Auf der Suche nach den verlorenen Zeichen – Monotypien von Athene Galiciadis
Seit 2022 besitzt die Graphische Sammlung ETH Zürich sechs Monotypien von Athene Galiciadis (*1978). Diese sind Teil einer Werkgruppe, die die Schweizer Künstlerin als Vorarbeit für ein Künstlerbuch entwickelt hat. Darin geht sie den geheimnisvollen Ursprüngen von Zeichen nach und taucht dabei tief im «Hintergründigen» von Raum und Zeit ein. Als Inspirationsquelle hat ihr dabei die Zeichenmethode und Formensprache von Emma Kunz (1892–1963) gedient.

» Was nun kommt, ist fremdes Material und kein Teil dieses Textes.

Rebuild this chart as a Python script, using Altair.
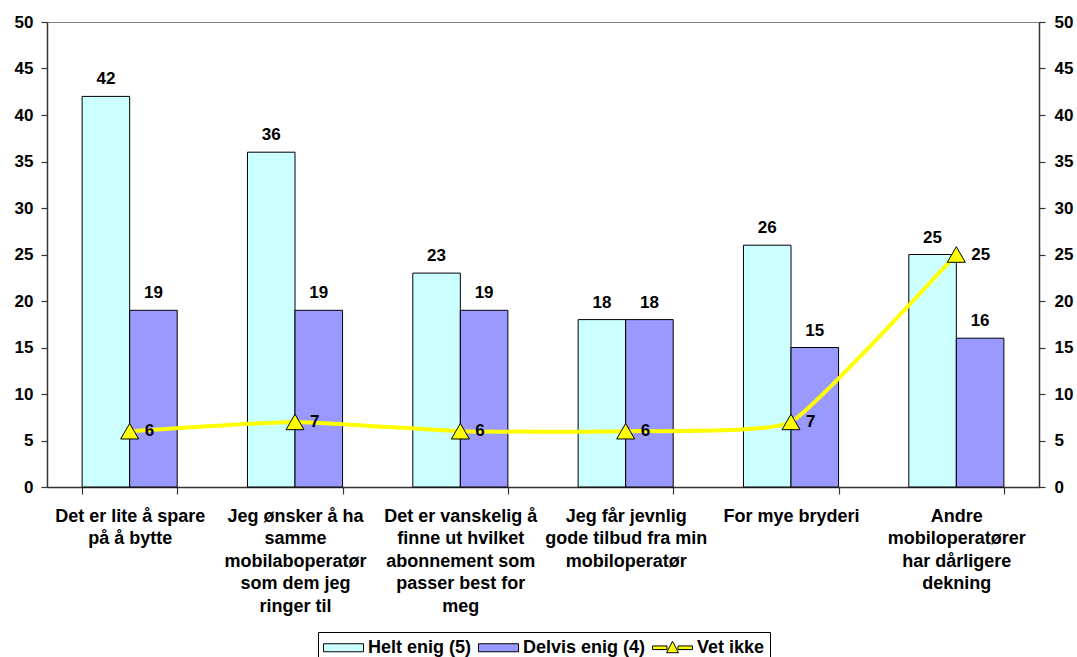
import altair as alt
import pandas as pd

categories = [
    "Det er lite å spare\npå å bytte",
    "Jeg ønsker å ha\nsamme\nmobilaboperatør\nsom dem jeg\nringer til",
    "Det er vanskelig å\nfinne ut hvilket\nabonnement som\npasser best for\nmeg",
    "Jeg får jevnlig\ngode tilbud fra min\nmobiloperatør",
    "For mye bryderi",
    "Andre\nmobiloperatører\nhar dårligere\ndekning",
]
series_names = ["Helt enig (5)", "Delvis enig (4)", "Vet ikke"]
helt_enig = [42, 36, 23, 18, 26, 25]
delvis_enig = [19, 19, 19, 18, 15, 16]
vet_ikke = [6, 7, 6, 6, 7, 25]
y_ticks = [0, 5, 10, 15, 20, 25, 30, 35, 40, 45, 50]
colors = ["#CCFFFF", "#9999FF", "#FFFF00"]

bar_rows = []
for c, a, b in zip(categories, helt_enig, delvis_enig):
    bar_rows.append({"category": c, "series": series_names[0], "value": a})
    bar_rows.append({"category": c, "series": series_names[1], "value": b})
bars_df = pd.DataFrame(bar_rows)
line_df = pd.DataFrame({"category": categories, "series": series_names[2], "value": vet_ikke})

FONT = "Liberation Sans"
FS = 17

x_enc = alt.X(
    "category:N",
    sort=categories,
    scale=alt.Scale(paddingInner=0.425, paddingOuter=0.2125),
    axis=alt.Axis(
        title=None,
        labelAngle=0,
        labelExpr="split(datum.label, '\\n')",
        labelLineHeight=22.5,
        labelLimit=0,
        labelPadding=13,
        tickBand="extent",
        tickSize=7,
        labelFontSize=18,
    ),
)
xoff = alt.XOffset("series:N", sort=series_names[:2], scale=alt.Scale(paddingInner=0, paddingOuter=0))
yscale = alt.Scale(domain=[0, 50], nice=False, zero=True)

# legend symbol paths (unit = 10 px with symbolSize 400); drawn from -10 px to +30 px
rect_path = "M-1,-0.4H3V0.4H-1Z"
vet_path = "M-1,-0.18H0.45V0.18H-1Z M1.55,-0.18H3V0.18H1.55Z M1,-0.65L1.6,0.5H0.4Z"

bars = alt.Chart(bars_df).mark_bar(stroke="black", strokeWidth=1).encode(
    x=x_enc,
    xOffset=xoff,
    y=alt.Y("value:Q", scale=yscale,
            axis=alt.Axis(title=None, values=y_ticks, orient="left", tickSize=6, labelPadding=8)),
    color=alt.Color(
        "series:N",
        scale=alt.Scale(domain=series_names, range=colors),
        legend=alt.Legend(
            title=None,
            orient="none",
            legendX=271,
            legendY=610,
            direction="horizontal",
            strokeColor="black",
            padding=5,
            symbolSize=400,
            symbolType=alt.ExprRef(expr=f"datum.value === 'Vet ikke' ? '{vet_path}' : '{rect_path}'"),
            symbolStrokeColor="black",
            symbolStrokeWidth=1,
            symbolOpacity=1,
            labelFontSize=18,
            labelFont=FONT,
            labelFontWeight="bold",
            labelColor="black",
            labelOffset=24,
            columnPadding=4,
        ),
    ),
)

bar_labels = alt.Chart(bars_df).mark_text(
    font=FONT, fontSize=FS, fontWeight="bold", color="black", baseline="alphabetic", dy=-12
).encode(
    x=x_enc,
    xOffset=xoff,
    y=alt.Y("value:Q", scale=yscale, axis=None),
    text="value:Q",
)

line = alt.Chart(line_df).mark_line(
    color="#FFFF00", strokeWidth=4, interpolate="cardinal", tension=0.6
).encode(
    x=x_enc,
    y=alt.Y("value:Q", scale=yscale,
            axis=alt.Axis(title=None, values=y_ticks, orient="right", tickSize=6, labelPadding=9)),
)

points = alt.Chart(line_df).mark_point(
    shape="triangle-up", filled=True, fill="#FFFF00", stroke="black", strokeWidth=1, size=324, opacity=1
).encode(
    x=x_enc,
    y=alt.Y("value:Q", scale=yscale, axis=None),
)

line_labels = alt.Chart(line_df).mark_text(
    font=FONT, fontSize=FS, fontWeight="bold", color="black", align="left", baseline="middle", dx=15
).encode(
    x=x_enc,
    y=alt.Y("value:Q", scale=yscale, axis=None),
    text="value:Q",
)

chart = (
    alt.layer(bars, line, points, bar_labels, line_labels)
    .resolve_scale(y="independent")
    .properties(
        width=992,
        height=465,
        autosize=alt.AutoSizeParams(type="none"),
        padding={"left": 47, "top": 22, "right": 38, "bottom": 170},
        background="white",
    )
    .configure_view(stroke="#808080", strokeWidth=1)
    .configure_axis(
        grid=False,
        labelFont=FONT,
        labelFontSize=FS,
        labelFontWeight="bold",
        labelColor="black",
        domainColor="#333333",
        domainWidth=1.5,
        tickColor="#333333",
        tickWidth=1.2,
    )
)

chart.save("out.html", embed_options={"renderer": "svg", "actions": False})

Schon als Kind soll Athene Galiciadis lieber in Bildern als in Wörtern gedacht haben. Auch ihr späteres künstlerisches Werk ist geprägt von Zeichen und Symbolen. In den farbigen Linolschnitten, in denen sie spielerisch Kombinationen von einfachen Formen durchspielt, weiss sie die geometrische Strenge mit Lust an der Abweichung zu durchbrechen. Im Rahmen des Publikationsprojektes für die Edition Patrick Frey hat sich Galiciadis 2018 für einmal intensiv mit dem Werk der Künstlerin, Heilerin und Forscherin Emma Kunz beschäftigt und sich dabei auf deren reiches und hintergründiges Werk eingelassen, das in eindrücklicher Art und Weise Kunst, Wissenschaft und Religion verbindet. Im Vorfeld ist eine Reihe von Monotypien entstanden, in deren Zentrum rätselhafte Gebilde stehen.
Neuartige Zeichnungsmethode
Am Fusse des Säntis, wo sich Kunz 1938 zurückgezogen hatte, widmete sich die Visionärin dem Verständnis der Naturgesetze und versenkte sich in die Zeichnungsarbeit. Sie begann ihr umfangreiches Wissen um die spirituellen und magnetischen Kräfte der Natur mit Hilfe eines Pendels auf Millimeterpapier zu dokumentieren. Ausgehend von einer konkreten Frage stellte sie sich in hoher Konzentration vors Papier und lotete mit ihrem Pendel die Zeichenfläche aus, hielt Punkte und Richtungen mit Farbstiften fest, die sie später zu hochkomplexen geometrischen Kompositionen fügte. Als Reverenz lässt Galiciadis Emma Kunz gar wiedererstehen, so wie diese 1958 an ihrem Arbeitsplatz in Waldstatt von Werner Schoch fotografiert worden ist.
Reenactment mit Glaspyramide
Doch Galiciadis betreibt in ihrer eigenen Klausel, ihrem Atelier in Schlieren, nicht nur ein «Reenactment», sondern gleich auch eine ähnliche Recherche wie das Vorbild, als sie sich an die Auswertung der ihrerseits wahrgenommenen Schwingungen macht. An Acrylic Glass Pyramid and Three Pendulums Attached to a Triangle on a Table – so der Titel der Publikation, beschreibt die eigenwillige Konstruktion der Künstlerin, die ihr die Koordinaten- und Kulminationspunkte liefern soll, die sich zu seltsam archaisch anmutenden Spiralen, Mustern und Geflechten im Buch verbinden. Allerdings entstehen die haarfeinen Strukturen im zartem Rosa erst im zweiten Schritt, nämlich als digitale Umsetzung der analogen Vorlagen der Künstlerin. Diese erschafft sie als fragile Zeichnungen mit Farbstiften auf weissem Papier, das sie auf eine mit Farbe bemalte Platte legt. Der Abdruck der oft spiralartigen Figuren zeichnet sich dann mal als dunkler Umriss, mal als deren Geist vor einem farbigen Hintergrund ab. Wie kodierte Wissensformen steigen die geflochtenen Kürzel aus den Tiefen einer anderen Zeit auf.